◆ **Objective**
Can you output, word for word, the lines between the one holding "Give me the" and the one holding "const rpmLabelRot = [-32, -8, 12, 22, 32, 38];", inclusive, leaving out any pictures?

— START OF Records supplied —

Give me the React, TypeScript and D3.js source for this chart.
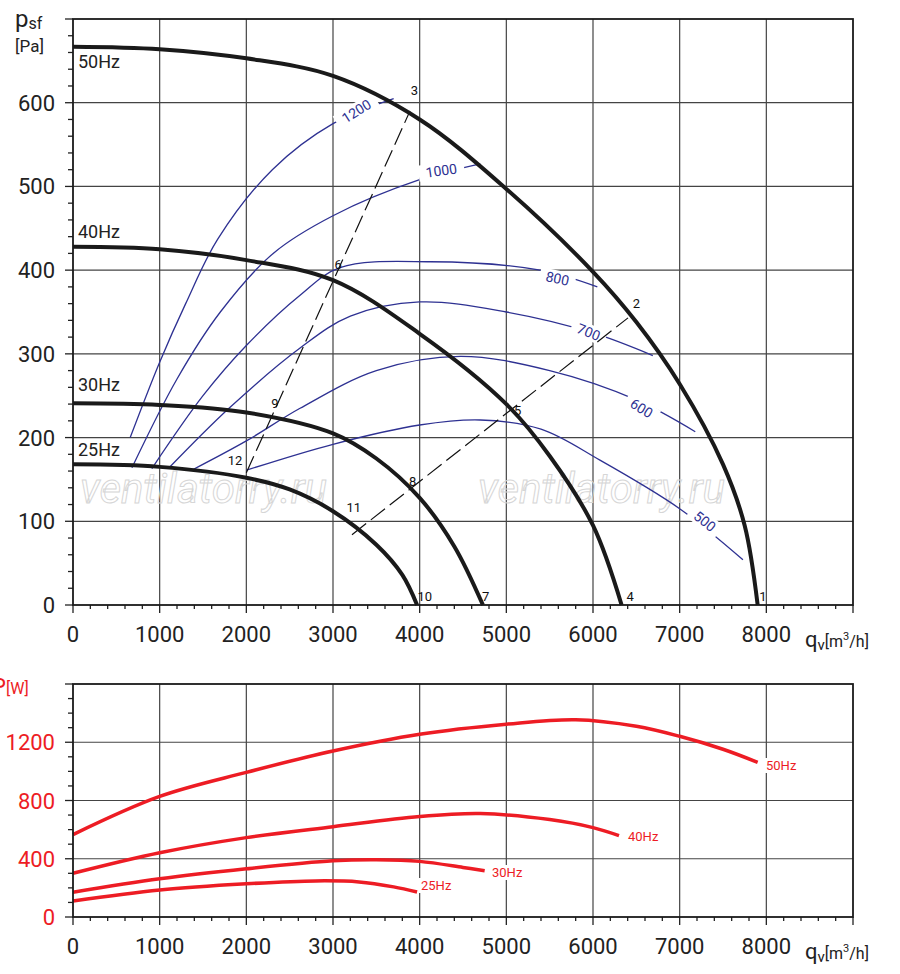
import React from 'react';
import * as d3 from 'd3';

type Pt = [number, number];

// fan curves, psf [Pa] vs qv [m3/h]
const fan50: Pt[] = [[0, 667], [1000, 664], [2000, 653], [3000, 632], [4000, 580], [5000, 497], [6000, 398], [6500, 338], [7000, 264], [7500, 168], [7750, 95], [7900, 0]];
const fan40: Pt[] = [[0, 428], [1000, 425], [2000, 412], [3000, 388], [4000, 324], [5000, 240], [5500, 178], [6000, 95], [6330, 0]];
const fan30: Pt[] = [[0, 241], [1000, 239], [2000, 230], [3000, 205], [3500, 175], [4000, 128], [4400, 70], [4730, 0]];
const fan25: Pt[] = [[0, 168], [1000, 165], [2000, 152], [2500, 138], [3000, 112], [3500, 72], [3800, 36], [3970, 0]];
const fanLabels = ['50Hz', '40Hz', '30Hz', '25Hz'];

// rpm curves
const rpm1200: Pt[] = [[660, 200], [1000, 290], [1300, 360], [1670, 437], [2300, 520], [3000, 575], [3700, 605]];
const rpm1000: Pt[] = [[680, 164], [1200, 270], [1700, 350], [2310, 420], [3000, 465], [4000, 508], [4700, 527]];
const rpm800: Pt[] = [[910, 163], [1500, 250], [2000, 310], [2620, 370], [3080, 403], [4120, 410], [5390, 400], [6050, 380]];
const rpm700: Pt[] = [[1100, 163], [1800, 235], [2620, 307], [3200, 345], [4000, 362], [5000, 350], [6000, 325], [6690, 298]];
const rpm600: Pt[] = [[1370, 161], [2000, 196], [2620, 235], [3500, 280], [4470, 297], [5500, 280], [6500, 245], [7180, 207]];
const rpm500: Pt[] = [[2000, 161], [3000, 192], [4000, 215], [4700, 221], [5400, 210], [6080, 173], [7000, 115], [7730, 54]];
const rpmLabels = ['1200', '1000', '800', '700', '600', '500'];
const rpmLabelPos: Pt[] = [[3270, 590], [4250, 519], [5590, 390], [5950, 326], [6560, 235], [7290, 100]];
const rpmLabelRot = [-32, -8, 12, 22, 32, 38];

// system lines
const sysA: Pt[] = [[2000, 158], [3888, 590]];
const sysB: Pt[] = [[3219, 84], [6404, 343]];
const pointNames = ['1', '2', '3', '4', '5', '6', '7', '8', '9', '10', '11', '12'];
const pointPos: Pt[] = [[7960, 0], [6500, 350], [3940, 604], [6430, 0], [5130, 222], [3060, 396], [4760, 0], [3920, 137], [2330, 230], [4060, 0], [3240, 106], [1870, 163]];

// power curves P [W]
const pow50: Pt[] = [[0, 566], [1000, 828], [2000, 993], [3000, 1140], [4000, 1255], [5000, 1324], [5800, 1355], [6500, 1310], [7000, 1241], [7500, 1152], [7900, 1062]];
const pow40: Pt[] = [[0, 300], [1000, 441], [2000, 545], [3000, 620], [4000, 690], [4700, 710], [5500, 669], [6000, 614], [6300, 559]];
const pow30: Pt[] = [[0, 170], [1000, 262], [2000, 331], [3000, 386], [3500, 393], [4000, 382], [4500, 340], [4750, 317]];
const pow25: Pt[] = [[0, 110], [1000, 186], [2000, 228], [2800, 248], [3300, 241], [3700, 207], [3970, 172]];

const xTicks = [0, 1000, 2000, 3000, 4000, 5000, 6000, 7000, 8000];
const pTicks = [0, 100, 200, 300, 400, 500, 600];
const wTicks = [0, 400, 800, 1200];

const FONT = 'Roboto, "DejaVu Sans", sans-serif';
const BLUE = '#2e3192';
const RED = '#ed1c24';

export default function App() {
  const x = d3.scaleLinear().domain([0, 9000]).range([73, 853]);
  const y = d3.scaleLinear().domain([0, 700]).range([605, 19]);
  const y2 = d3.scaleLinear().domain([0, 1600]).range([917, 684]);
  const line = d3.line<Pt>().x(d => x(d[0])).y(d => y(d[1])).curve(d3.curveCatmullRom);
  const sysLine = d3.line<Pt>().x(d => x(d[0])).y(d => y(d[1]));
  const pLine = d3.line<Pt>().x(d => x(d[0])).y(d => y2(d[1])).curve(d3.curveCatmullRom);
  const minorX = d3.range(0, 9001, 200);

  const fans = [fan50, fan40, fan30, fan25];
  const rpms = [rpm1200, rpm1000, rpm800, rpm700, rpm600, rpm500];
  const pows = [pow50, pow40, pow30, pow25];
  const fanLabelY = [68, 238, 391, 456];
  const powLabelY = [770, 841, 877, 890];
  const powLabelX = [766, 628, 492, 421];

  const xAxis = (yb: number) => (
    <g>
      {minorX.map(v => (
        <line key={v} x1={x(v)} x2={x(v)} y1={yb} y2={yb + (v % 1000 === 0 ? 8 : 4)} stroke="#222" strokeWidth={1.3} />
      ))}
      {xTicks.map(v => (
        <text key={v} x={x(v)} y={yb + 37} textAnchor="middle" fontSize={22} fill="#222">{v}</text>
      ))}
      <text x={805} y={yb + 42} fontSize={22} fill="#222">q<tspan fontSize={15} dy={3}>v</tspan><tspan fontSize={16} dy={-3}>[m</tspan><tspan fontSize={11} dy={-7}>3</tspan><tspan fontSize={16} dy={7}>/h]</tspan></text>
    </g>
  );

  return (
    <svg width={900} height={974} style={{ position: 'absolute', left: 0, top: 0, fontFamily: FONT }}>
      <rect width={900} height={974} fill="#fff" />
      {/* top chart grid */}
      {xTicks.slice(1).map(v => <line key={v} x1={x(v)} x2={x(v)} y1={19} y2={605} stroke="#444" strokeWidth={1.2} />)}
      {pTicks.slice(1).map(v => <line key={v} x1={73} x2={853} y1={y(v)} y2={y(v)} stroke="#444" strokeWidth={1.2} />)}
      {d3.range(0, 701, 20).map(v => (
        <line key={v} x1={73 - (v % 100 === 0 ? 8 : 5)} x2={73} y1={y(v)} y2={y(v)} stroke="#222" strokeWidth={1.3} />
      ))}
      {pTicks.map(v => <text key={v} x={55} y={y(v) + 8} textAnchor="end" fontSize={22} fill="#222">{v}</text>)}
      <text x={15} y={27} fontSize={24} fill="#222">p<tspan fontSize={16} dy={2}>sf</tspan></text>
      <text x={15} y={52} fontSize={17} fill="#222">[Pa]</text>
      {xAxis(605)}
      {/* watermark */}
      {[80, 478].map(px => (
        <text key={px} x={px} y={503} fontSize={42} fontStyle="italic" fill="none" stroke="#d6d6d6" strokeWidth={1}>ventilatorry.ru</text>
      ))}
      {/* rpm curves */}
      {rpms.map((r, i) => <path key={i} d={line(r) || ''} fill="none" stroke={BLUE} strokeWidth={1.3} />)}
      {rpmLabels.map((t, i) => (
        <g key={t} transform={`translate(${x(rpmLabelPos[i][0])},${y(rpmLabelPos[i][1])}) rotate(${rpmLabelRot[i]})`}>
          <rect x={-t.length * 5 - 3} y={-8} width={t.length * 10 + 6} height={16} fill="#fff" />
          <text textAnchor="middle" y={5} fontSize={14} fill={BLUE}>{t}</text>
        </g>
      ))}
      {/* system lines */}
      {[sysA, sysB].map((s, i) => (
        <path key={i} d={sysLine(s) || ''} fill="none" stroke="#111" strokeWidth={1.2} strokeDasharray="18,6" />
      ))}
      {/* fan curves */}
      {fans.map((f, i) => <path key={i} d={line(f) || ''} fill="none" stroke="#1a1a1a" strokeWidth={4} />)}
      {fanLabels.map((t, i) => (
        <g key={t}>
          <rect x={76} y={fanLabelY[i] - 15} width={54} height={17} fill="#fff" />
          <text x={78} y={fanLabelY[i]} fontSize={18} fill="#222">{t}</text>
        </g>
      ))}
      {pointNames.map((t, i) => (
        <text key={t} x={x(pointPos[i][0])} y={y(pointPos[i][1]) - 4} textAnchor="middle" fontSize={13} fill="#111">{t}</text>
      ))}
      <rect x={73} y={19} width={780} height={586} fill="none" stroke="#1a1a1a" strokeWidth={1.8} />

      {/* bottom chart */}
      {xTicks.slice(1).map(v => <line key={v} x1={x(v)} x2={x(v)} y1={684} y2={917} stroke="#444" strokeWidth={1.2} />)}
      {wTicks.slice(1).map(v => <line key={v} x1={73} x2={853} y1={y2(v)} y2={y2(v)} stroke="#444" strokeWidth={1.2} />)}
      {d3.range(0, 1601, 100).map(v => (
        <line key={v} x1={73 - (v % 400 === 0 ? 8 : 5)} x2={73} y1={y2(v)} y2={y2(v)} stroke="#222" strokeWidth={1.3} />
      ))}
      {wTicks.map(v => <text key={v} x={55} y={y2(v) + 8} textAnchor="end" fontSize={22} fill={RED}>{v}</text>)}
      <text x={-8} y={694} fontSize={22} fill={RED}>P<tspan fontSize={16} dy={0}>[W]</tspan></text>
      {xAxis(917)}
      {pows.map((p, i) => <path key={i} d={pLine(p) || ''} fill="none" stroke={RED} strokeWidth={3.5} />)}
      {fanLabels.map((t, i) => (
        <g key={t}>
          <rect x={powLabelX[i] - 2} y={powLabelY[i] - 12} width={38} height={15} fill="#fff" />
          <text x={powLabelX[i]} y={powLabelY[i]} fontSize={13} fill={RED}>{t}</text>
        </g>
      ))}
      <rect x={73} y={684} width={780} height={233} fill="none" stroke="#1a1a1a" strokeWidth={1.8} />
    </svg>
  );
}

— END OF Records supplied —
— START OF Records supplied —

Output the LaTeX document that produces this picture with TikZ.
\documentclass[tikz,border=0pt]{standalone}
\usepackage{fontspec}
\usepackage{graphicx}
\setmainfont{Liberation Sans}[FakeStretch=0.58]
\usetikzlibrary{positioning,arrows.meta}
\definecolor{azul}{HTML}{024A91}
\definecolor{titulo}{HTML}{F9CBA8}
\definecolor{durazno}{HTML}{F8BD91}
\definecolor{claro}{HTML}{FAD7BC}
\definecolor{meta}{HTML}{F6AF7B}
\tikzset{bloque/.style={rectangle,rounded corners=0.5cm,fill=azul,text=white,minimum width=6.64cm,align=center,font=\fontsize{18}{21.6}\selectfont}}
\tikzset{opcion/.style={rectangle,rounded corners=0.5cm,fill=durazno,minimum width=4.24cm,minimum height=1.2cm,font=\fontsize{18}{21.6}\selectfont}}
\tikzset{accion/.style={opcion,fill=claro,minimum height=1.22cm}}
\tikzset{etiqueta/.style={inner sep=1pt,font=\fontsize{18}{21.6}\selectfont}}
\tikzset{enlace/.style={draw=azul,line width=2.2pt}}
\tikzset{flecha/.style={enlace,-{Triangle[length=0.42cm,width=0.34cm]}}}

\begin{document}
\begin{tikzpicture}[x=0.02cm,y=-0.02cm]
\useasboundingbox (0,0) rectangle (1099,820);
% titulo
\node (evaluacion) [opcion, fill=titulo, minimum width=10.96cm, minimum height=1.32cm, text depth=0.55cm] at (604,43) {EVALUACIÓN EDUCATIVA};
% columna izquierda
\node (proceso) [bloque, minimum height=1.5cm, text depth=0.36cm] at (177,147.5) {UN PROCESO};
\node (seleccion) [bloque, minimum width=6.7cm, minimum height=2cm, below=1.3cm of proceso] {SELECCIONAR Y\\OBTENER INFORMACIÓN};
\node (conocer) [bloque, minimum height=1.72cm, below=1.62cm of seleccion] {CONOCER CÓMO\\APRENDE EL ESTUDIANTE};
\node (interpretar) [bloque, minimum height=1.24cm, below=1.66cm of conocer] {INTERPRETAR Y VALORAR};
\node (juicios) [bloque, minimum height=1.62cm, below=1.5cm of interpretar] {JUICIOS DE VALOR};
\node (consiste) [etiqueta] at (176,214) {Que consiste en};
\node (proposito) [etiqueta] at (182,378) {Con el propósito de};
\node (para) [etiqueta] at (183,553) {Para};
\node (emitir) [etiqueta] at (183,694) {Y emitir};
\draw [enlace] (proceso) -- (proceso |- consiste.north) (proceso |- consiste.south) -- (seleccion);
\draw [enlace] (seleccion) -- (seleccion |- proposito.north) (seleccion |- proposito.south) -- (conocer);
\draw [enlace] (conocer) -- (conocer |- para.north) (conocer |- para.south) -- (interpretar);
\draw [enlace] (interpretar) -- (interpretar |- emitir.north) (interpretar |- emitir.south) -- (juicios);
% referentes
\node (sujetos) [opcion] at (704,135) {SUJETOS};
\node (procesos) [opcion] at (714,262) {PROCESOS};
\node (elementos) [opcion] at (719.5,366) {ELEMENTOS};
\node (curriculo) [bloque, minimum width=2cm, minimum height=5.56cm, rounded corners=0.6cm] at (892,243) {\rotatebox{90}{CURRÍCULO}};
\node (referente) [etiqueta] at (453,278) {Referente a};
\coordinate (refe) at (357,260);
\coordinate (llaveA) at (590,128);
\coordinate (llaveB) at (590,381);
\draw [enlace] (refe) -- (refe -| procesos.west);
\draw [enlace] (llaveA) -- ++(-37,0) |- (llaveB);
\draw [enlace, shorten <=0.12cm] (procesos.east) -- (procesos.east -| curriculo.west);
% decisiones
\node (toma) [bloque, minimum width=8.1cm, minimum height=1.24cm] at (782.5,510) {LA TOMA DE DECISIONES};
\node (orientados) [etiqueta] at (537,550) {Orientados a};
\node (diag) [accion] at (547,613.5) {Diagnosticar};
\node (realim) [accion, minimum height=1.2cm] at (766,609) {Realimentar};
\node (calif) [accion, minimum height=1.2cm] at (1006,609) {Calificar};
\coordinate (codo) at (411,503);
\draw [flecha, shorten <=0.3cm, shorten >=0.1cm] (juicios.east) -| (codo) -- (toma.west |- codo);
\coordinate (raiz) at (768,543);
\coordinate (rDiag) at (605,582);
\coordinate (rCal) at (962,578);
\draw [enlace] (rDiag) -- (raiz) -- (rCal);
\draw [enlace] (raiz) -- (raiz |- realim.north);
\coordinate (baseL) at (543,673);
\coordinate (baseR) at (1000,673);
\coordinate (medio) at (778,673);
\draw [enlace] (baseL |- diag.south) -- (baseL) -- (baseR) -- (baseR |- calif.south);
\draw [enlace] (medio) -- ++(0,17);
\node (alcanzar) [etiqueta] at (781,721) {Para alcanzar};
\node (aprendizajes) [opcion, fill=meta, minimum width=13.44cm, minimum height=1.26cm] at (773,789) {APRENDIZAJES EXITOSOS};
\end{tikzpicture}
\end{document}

— END OF Records supplied —

◆ **Output of the exercise**
Give me the React, TypeScript and D3.js source for this chart.
import React from 'react';
import * as d3 from 'd3';

type Pt = [number, number];

// fan curves, psf [Pa] vs qv [m3/h]
const fan50: Pt[] = [[0, 667], [1000, 664], [2000, 653], [3000, 632], [4000, 580], [5000, 497], [6000, 398], [6500, 338], [7000, 264], [7500, 168], [7750, 95], [7900, 0]];
const fan40: Pt[] = [[0, 428], [1000, 425], [2000, 412], [3000, 388], [4000, 324], [5000, 240], [5500, 178], [6000, 95], [6330, 0]];
const fan30: Pt[] = [[0, 241], [1000, 239], [2000, 230], [3000, 205], [3500, 175], [4000, 128], [4400, 70], [4730, 0]];
const fan25: Pt[] = [[0, 168], [1000, 165], [2000, 152], [2500, 138], [3000, 112], [3500, 72], [3800, 36], [3970, 0]];
const fanLabels = ['50Hz', '40Hz', '30Hz', '25Hz'];

// rpm curves
const rpm1200: Pt[] = [[660, 200], [1000, 290], [1300, 360], [1670, 437], [2300, 520], [3000, 575], [3700, 605]];
const rpm1000: Pt[] = [[680, 164], [1200, 270], [1700, 350], [2310, 420], [3000, 465], [4000, 508], [4700, 527]];
const rpm800: Pt[] = [[910, 163], [1500, 250], [2000, 310], [2620, 370], [3080, 403], [4120, 410], [5390, 400], [6050, 380]];
const rpm700: Pt[] = [[1100, 163], [1800, 235], [2620, 307], [3200, 345], [4000, 362], [5000, 350], [6000, 325], [6690, 298]];
const rpm600: Pt[] = [[1370, 161], [2000, 196], [2620, 235], [3500, 280], [4470, 297], [5500, 280], [6500, 245], [7180, 207]];
const rpm500: Pt[] = [[2000, 161], [3000, 192], [4000, 215], [4700, 221], [5400, 210], [6080, 173], [7000, 115], [7730, 54]];
const rpmLabels = ['1200', '1000', '800', '700', '600', '500'];
const rpmLabelPos: Pt[] = [[3270, 590], [4250, 519], [5590, 390], [5950, 326], [6560, 235], [7290, 100]];
const rpmLabelRot = [-32, -8, 12, 22, 32, 38];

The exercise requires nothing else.